#### Given exercise:
Render the material again word for word, skipping the pictures in it.

#### Data excerpt:
┌──
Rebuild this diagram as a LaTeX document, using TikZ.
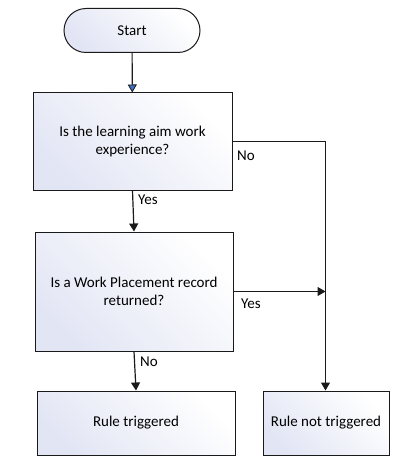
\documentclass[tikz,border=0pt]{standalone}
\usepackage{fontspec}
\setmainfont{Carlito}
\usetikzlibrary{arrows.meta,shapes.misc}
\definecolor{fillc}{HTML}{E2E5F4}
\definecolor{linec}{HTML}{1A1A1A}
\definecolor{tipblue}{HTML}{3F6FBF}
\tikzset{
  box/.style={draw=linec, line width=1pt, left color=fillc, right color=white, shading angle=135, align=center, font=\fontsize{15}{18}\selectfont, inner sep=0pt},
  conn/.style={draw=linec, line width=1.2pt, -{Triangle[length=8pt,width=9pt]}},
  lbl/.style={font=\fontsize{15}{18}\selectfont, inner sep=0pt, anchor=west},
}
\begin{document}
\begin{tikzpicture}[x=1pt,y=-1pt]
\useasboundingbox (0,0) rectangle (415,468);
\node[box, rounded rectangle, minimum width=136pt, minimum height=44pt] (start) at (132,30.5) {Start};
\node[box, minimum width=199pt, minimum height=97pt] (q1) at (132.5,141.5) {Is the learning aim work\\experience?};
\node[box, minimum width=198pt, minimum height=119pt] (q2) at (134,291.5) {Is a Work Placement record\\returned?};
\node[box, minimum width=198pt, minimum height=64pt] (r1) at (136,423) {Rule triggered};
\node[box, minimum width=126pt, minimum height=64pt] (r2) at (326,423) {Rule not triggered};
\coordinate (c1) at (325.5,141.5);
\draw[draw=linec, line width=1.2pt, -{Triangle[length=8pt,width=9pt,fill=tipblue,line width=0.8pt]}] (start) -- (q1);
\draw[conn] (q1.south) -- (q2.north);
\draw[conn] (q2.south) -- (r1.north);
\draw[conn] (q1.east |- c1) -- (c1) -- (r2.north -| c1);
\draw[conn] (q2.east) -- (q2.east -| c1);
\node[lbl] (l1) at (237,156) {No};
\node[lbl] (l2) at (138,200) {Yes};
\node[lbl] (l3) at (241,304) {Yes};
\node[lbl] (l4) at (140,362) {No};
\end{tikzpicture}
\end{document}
└──
#### Finished answer:
Rebuild this diagram as a LaTeX document, using TikZ.
\documentclass[tikz,border=0pt]{standalone}
\usepackage{fontspec}
\setmainfont{Carlito}
\usetikzlibrary{arrows.meta,shapes.misc}
\definecolor{fillc}{HTML}{E2E5F4}
\definecolor{linec}{HTML}{1A1A1A}
\definecolor{tipblue}{HTML}{3F6FBF}
\tikzset{
  box/.style={draw=linec, line width=1pt, left color=fillc, right color=white, shading angle=135, align=center, font=\fontsize{15}{18}\selectfont, inner sep=0pt},
  conn/.style={draw=linec, line width=1.2pt, -{Triangle[length=8pt,width=9pt]}},
  lbl/.style={font=\fontsize{15}{18}\selectfont, inner sep=0pt, anchor=west},
}
\begin{document}
\begin{tikzpicture}[x=1pt,y=-1pt]
\useasboundingbox (0,0) rectangle (415,468);
\node[box, rounded rectangle, minimum width=136pt, minimum height=44pt] (start) at (132,30.5) {Start};
\node[box, minimum width=199pt, minimum height=97pt] (q1) at (132.5,141.5) {Is the learning aim work\\experience?};
\node[box, minimum width=198pt, minimum height=119pt] (q2) at (134,291.5) {Is a Work Placement record\\returned?};
\node[box, minimum width=198pt, minimum height=64pt] (r1) at (136,423) {Rule triggered};
\node[box, minimum width=126pt, minimum height=64pt] (r2) at (326,423) {Rule not triggered};
\coordinate (c1) at (325.5,141.5);
\draw[draw=linec, line width=1.2pt, -{Triangle[length=8pt,width=9pt,fill=tipblue,line width=0.8pt]}] (start) -- (q1);
\draw[conn] (q1.south) -- (q2.north);
\draw[conn] (q2.south) -- (r1.north);
\draw[conn] (q1.east |- c1) -- (c1) -- (r2.north -| c1);
\draw[conn] (q2.east) -- (q2.east -| c1);
\node[lbl] (l1) at (237,156) {No};
\node[lbl] (l2) at (138,200) {Yes};
\node[lbl] (l3) at (241,304) {Yes};
\node[lbl] (l4) at (140,362) {No};
\end{tikzpicture}
\end{document}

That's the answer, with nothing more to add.